WASHINGTON — Sen. Robert Byrd, the longest-serving senator in history, is stepping down from his cherished post as chairman of the Senate Appropriations Committee.
Byrd, 90, has become increasingly frail in recent years, and the move didn't come as a surprise.
The West Virginia Democrat, first elected to the Senate in 1958, is a Senate icon and a legend in his own state, to which he has single-handedly been responsible for directing huge sums of federal largess for roads, universities and other projects.
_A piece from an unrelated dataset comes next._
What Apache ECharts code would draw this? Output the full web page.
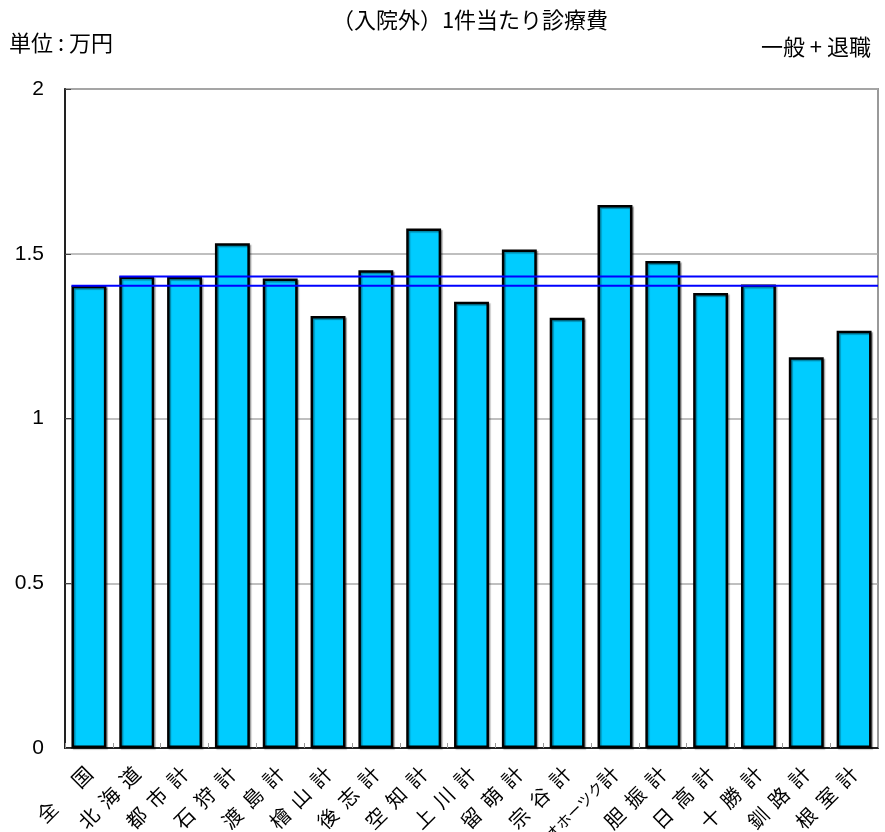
<!DOCTYPE html>
<html>
<head>
<meta charset="utf-8">
<script src="https://cdn.jsdelivr.net/npm/echarts@6/dist/echarts.min.js"></script>
<style>html,body{margin:0;padding:0;background:#fff;}#c{width:885px;height:832px;}</style>
</head>
<body>
<div id="c"></div>
<script>
const categories = ['全 　 国','北  海  道','都  市  計','石  狩  計','渡  島  計','檜  山  計','後  志  計','空  知  計','上  川  計','留  萌  計','宗  谷  計','オホーツク計','胆  振  計','日  高  計','十  勝  計','釧  路  計','根  室  計'];
const values = [1.403,1.431,1.430,1.532,1.425,1.311,1.450,1.577,1.354,1.513,1.306,1.648,1.478,1.381,1.407,1.186,1.266];
const yTicks = [0, 0.5, 1, 1.5, 2];
const refIndices = [0, 1]; // reference lines: 全国, 北海道
const titleText = '（入院外）1件当たり診療費';
const unitText = '単位 : 万円';
const subText = '一般 + 退職';

const barFrac = 0.73;
const n = categories.length;
const refSeries = refIndices.map(function (i) {
  return {
    type: 'line', xAxisIndex: 1, yAxisIndex: 0, symbol: 'none', z: 5, silent: true,
    lineStyle: { color: '#0000FF', width: 2 },
    data: [[i + 0.5 - barFrac / 2, values[i]], [n, values[i]]]
  };
});

const chart = echarts.init(document.getElementById('c'), null, { renderer: 'canvas' });
const jp = '"Noto Sans CJK JP", sans-serif';
const ts = { fontFamily: jp, fontSize: 22, lineHeight: 22, fontWeight: 'normal', color: '#000' };
chart.setOption({
  animation: false,
  backgroundColor: '#fff',
  title: [
    { text: titleText, left: 470, top: 9, textAlign: 'center', padding: 0, textStyle: ts },
    { text: unitText, left: 9, top: 32, padding: 0, textStyle: ts },
    { text: subText, right: 14, top: 36, padding: 0, textStyle: ts }
  ],
  grid: { left: 65, right: 7, top: 89, bottom: 84, show: true, borderColor: '#999', borderWidth: 2, containLabel: false, outerBoundsMode: 'none' },
  xAxis: [
    {
      type: 'category', data: categories, boundaryGap: true,
      axisLine: { lineStyle: { color: '#222', width: 2 } },
      axisTick: { show: true, inside: true, length: 5, lineStyle: { color: '#999' } },
      axisLabel: {
        rotate: 45, interval: 0, margin: 22, fontFamily: jp, fontSize: 20, color: '#000',
        formatter: function (v) {
          return v.indexOf('オホーツク') === 0 ? '{k|オホーツク}{n|' + v.slice(5) + '}' : v;
        },
        rich: {
          k: { fontFamily: jp, fontSize: 15, color: '#000' },
          n: { fontFamily: jp, fontSize: 20, color: '#000' }
        }
      }
    },
    { type: 'value', min: 0, max: n, show: false }
  ],
  yAxis: {
    type: 'value', min: yTicks[0], max: yTicks[yTicks.length - 1], interval: 0.5,
    axisLine: { show: true, lineStyle: { color: '#222', width: 2 } },
    axisTick: { show: true, inside: true, length: 6, lineStyle: { color: '#444' } },
    axisLabel: { margin: 21, fontFamily: 'Liberation Sans, Arial, sans-serif', fontSize: 21, color: '#000' },
    splitLine: { show: true, lineStyle: { color: '#aaa', width: 1.5 } }
  },
  series: [
    {
      type: 'bar', data: values, barWidth: (barFrac * 100) + '%', z: 3,
      itemStyle: { color: '#00CCFF', borderColor: '#000', borderWidth: 2.5,
        shadowColor: 'rgba(0,0,0,0.35)', shadowOffsetX: 1.5, shadowOffsetY: 1.5, shadowBlur: 1 }
    }
  ].concat(refSeries)
});
</script>
</body>
</html>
It was a perk of his powerful perch as chairman or top minority member of the panel for the past two decades.
Before that, he was the Senate's Democratic leader for 12 years.
Byrd said Friday that he had made the decision voluntarily, deciding it's time for new leadership on the committee, which is among the most important in Congress for its control over more than $1-trillion in federal agencies' budgets.
"A new day has dawned in Washington, and that is a good thing. For my part, I believe that it is time for a new day at the top of the Senate Appropriations Committee," Byrd said in a statement. He said he will remain as chairman of the subcommittee that writes the budget for the Department of Homeland Security.
Byrd will be replaced by Hawaii Democrat Daniel Inouye, 84, who has served in the Senate since 1963 and who also has a reputation for shipping federal dollars back to his state. Inouye said he was "humbled" at the prospect of taking over the panel in January when the new Congress convenes.